* Recorded information *
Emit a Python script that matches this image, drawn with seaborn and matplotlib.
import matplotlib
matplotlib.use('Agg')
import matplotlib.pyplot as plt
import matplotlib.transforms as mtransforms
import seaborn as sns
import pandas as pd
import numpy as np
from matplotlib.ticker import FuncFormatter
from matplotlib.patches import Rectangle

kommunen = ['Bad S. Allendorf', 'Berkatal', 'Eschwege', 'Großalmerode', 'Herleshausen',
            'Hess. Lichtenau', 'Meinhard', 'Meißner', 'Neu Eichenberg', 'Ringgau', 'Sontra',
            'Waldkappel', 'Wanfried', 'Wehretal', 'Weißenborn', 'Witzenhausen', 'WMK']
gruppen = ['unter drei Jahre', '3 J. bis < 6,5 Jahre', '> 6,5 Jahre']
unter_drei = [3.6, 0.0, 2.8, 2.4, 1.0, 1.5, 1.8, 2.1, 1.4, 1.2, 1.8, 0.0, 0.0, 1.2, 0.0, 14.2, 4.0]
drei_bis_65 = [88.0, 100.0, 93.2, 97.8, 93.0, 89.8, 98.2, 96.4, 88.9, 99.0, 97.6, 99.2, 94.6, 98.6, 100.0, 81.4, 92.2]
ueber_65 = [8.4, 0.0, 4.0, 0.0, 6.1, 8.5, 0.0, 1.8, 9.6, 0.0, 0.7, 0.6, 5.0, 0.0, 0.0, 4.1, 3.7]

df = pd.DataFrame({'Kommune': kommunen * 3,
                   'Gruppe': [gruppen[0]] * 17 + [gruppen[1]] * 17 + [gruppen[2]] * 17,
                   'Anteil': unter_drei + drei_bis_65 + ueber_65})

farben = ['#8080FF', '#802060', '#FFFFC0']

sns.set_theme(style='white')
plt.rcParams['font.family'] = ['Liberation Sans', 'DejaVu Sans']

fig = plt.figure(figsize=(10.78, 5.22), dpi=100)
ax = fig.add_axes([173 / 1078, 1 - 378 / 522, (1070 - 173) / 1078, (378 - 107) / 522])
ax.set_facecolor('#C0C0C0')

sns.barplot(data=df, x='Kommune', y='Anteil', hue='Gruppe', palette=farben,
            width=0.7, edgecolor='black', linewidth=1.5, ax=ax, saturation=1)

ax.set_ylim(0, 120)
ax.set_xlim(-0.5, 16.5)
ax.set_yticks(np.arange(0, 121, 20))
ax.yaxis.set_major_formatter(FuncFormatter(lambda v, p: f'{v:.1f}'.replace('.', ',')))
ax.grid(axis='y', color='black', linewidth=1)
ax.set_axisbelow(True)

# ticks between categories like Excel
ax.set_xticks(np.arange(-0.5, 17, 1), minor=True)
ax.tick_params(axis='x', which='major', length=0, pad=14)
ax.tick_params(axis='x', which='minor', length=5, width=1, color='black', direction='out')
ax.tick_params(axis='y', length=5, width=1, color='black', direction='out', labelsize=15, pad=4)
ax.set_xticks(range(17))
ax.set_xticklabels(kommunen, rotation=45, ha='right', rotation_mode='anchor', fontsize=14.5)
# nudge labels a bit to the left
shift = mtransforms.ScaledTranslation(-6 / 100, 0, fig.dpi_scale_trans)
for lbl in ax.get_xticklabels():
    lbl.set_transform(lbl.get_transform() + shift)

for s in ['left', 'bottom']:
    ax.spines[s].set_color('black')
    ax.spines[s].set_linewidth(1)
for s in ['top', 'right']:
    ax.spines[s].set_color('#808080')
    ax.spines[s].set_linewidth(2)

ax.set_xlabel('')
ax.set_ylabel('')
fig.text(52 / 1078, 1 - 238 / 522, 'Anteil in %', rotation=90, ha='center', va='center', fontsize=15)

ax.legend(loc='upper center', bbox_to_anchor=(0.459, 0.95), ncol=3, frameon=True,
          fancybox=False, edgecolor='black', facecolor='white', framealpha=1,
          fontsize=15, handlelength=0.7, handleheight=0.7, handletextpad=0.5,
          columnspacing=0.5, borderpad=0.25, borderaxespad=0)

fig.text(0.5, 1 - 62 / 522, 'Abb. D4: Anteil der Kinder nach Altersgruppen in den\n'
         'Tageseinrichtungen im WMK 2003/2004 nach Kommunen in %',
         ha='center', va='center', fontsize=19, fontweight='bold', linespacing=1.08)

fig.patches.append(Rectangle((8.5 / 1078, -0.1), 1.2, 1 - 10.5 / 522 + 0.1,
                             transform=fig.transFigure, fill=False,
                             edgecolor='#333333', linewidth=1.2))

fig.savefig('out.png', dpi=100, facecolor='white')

* The problem *
Only the lines from the start of the data to the line holding "ax.set_facecolor('#C0C0C0')" are wanted; return them exactly, both ends included.

* Solution below *
Emit a Python script that matches this image, drawn with seaborn and matplotlib.
import matplotlib
matplotlib.use('Agg')
import matplotlib.pyplot as plt
import matplotlib.transforms as mtransforms
import seaborn as sns
import pandas as pd
import numpy as np
from matplotlib.ticker import FuncFormatter
from matplotlib.patches import Rectangle

kommunen = ['Bad S. Allendorf', 'Berkatal', 'Eschwege', 'Großalmerode', 'Herleshausen',
            'Hess. Lichtenau', 'Meinhard', 'Meißner', 'Neu Eichenberg', 'Ringgau', 'Sontra',
            'Waldkappel', 'Wanfried', 'Wehretal', 'Weißenborn', 'Witzenhausen', 'WMK']
gruppen = ['unter drei Jahre', '3 J. bis < 6,5 Jahre', '> 6,5 Jahre']
unter_drei = [3.6, 0.0, 2.8, 2.4, 1.0, 1.5, 1.8, 2.1, 1.4, 1.2, 1.8, 0.0, 0.0, 1.2, 0.0, 14.2, 4.0]
drei_bis_65 = [88.0, 100.0, 93.2, 97.8, 93.0, 89.8, 98.2, 96.4, 88.9, 99.0, 97.6, 99.2, 94.6, 98.6, 100.0, 81.4, 92.2]
ueber_65 = [8.4, 0.0, 4.0, 0.0, 6.1, 8.5, 0.0, 1.8, 9.6, 0.0, 0.7, 0.6, 5.0, 0.0, 0.0, 4.1, 3.7]

df = pd.DataFrame({'Kommune': kommunen * 3,
                   'Gruppe': [gruppen[0]] * 17 + [gruppen[1]] * 17 + [gruppen[2]] * 17,
                   'Anteil': unter_drei + drei_bis_65 + ueber_65})

farben = ['#8080FF', '#802060', '#FFFFC0']

sns.set_theme(style='white')
plt.rcParams['font.family'] = ['Liberation Sans', 'DejaVu Sans']

fig = plt.figure(figsize=(10.78, 5.22), dpi=100)
ax = fig.add_axes([173 / 1078, 1 - 378 / 522, (1070 - 173) / 1078, (378 - 107) / 522])
ax.set_facecolor('#C0C0C0')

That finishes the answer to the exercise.